中南米地域では、アマゾンの森林減少・劣化のほか、オゾンホールの拡大、気候変動によるアンデス氷河の減退やハリケーンなどの自然災害の多発といった環境問題も深刻化しつつあります。これらに歯止めをかけ、また影響を緩和するため、自然環境保全、防災などの面で支援を実施しています。
日本は官民連携で地上デジタル放送日本方式(ISDB-T方式)の普及に取り組んでいます。特に中南米において、2006年にブラジルが採用し、その後ブラジルとの協力により2009年にペルー、アルゼンチン、チリ、ベネズエラが採用を決定し、日本方式が広く普及してきています。地上デジタル放送の普及は、これらの地域の放送メディアの整備を推進するとともに、日本方式の普及で日本企業の海外進出機会の拡大が期待されます。日本は採用国に対して、円滑な導入に向けた技術移転、人材育成などを行っています。

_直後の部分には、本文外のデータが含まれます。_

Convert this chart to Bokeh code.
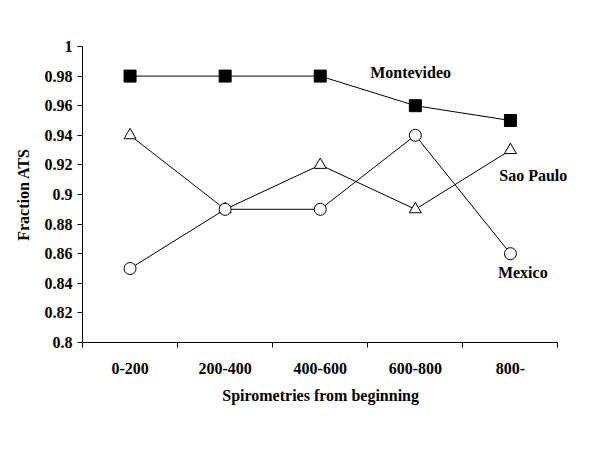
from bokeh.plotting import figure
from bokeh.models import Range1d, FixedTicker, ColumnDataSource, LabelSet, Title
from bokeh.embed import file_html
from bokeh.resources import INLINE

categories = ["0-200", "200-400", "400-600", "600-800", "800-"]
montevideo = [0.98, 0.98, 0.98, 0.96, 0.95]
sao_paulo = [0.94, 0.89, 0.92, 0.89, 0.93]
mexico = [0.85, 0.89, 0.89, 0.94, 0.86]
y_ticks = [0.8, 0.82, 0.84, 0.86, 0.88, 0.9, 0.92, 0.94, 0.96, 0.98, 1.0]
y_tick_labels = ["0.8", "0.82", "0.84", "0.86", "0.88", "0.9", "0.92", "0.94", "0.96", "0.98", "1"]
series_labels = ["Montevideo", "Sao Paulo", "Mexico"]
label_x = [3.45, 4.74, 4.63]
label_y = [0.9824, 0.9128, 0.8473]
x_title = "Spirometries from beginning"

FONT = "Liberation Serif"
n = len(categories)
xs = [i + 0.5 for i in range(n)]
extra = 0.3
W, H = 590, 450
LEFT, RIGHT = 82, 4
TITLE_W = 196  # approx. rendered width of the x title, px

# frame extends a little past the last category so the right-hand labels are not clipped;
# the x axis line itself is bounded to the categories.
p = figure(width=W, height=H, output_backend="svg", toolbar_location=None,
           x_range=Range1d(0, n + extra), y_range=Range1d(0.8, 1.0),
           min_border_left=LEFT, min_border_right=RIGHT, min_border_top=46, min_border_bottom=108)
p.outline_line_color = None
p.grid.visible = False
p.background_fill_color = "white"
p.border_fill_color = "white"

# x axis: labels at category centres, ticks at category boundaries (minor ticks)
p.xaxis.bounds = (0, n)
p.xaxis.ticker = FixedTicker(ticks=xs, minor_ticks=list(range(0, n + 1)))
p.xaxis.major_label_overrides = {x: c for x, c in zip(xs, categories)}
p.xaxis.major_tick_line_color = None
p.xaxis.minor_tick_out = 5
p.xaxis.minor_tick_in = 0
p.xaxis.minor_tick_line_color = "black"

p.yaxis.ticker = FixedTicker(ticks=y_ticks, minor_ticks=[])
p.yaxis.major_label_overrides = {t: l for t, l in zip(y_ticks, y_tick_labels)}
p.yaxis.major_tick_out = 5
p.yaxis.major_tick_in = 0
p.yaxis.axis_label = "Fraction ATS"

for ax in (p.xaxis, p.yaxis):
    ax.axis_line_color = "black"
    ax.axis_line_width = 1
    ax.major_label_text_font = FONT
    ax.major_label_text_font_style = "bold"
    ax.major_label_text_font_size = "16px"
    ax.major_label_text_color = "black"
    ax.axis_label_text_font = FONT
    ax.axis_label_text_font_style = "bold"
    ax.axis_label_text_font_size = "16px"
    ax.axis_label_text_color = "black"
p.xaxis.major_label_standoff = 14
p.yaxis.major_label_standoff = 5
p.yaxis.axis_label_standoff = 10

# x-axis title centred on the categories (not on the wider frame)
frame_w = W - LEFT - RIGHT
centre = (n / 2) * frame_w / (n + extra)
p.add_layout(Title(text=x_title, align="left", offset=centre - TITLE_W / 2, standoff=16,
                   text_font=FONT, text_font_style="bold", text_font_size="16px",
                   text_color="black"), "below")

p.line(xs, montevideo, line_color="black", line_width=1)
p.scatter(xs, montevideo, marker="square", size=12, fill_color="black", line_color="black")

p.line(xs, sao_paulo, line_color="black", line_width=1)
p.scatter(xs, sao_paulo, marker="triangle", size=12, fill_color="white", line_color="black", line_width=1)

p.line(xs, mexico, line_color="black", line_width=1)
p.scatter(xs, mexico, marker="circle", size=12, fill_color="white", line_color="black", line_width=1)

src = ColumnDataSource(dict(x=label_x, y=label_y, t=series_labels))
labels = LabelSet(x="x", y="y", text="t", source=src, text_font=FONT, text_font_style="bold",
                  text_font_size="16px", text_align="center", text_baseline="middle",
                  text_color="black")
p.add_layout(labels)

open("out.html", "w").write(file_html(p, INLINE))
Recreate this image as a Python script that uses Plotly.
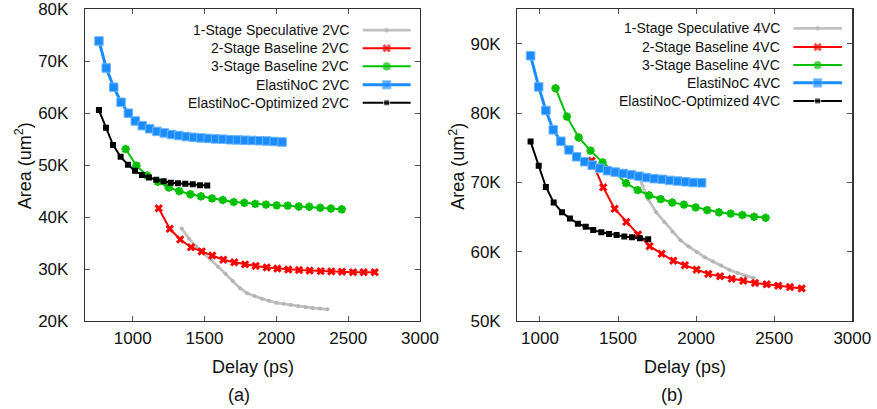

注66 : SICA:Sistema de la Integración Centroamericana
注67 : MERCOSUR:Mercado Común del Sur
注68 : CARICOM:Caribbean Community
中米カリブ看護基礎・継続教育強化プロジェクト
中米カリブ地域では、依然として高い乳幼児死亡率や妊産婦死亡率などの低減に向けて、看護師の質の向上が大きな課題となっています。日本は、看護師の研修制度を確立し、看護師の質の向上を図る取組を、2007年8月から3年間の予定で実施しています。拠点であるエルサルバドルで学んだグアテマラ、ホンジュラス、ニカラグア、ドミニカ共和国の看護教員幹部が、帰国後それぞれの自国で研修を展開しています。2009年3月までに各国合計で9回の研修を行い、計257名の看護教員幹部を育成しました。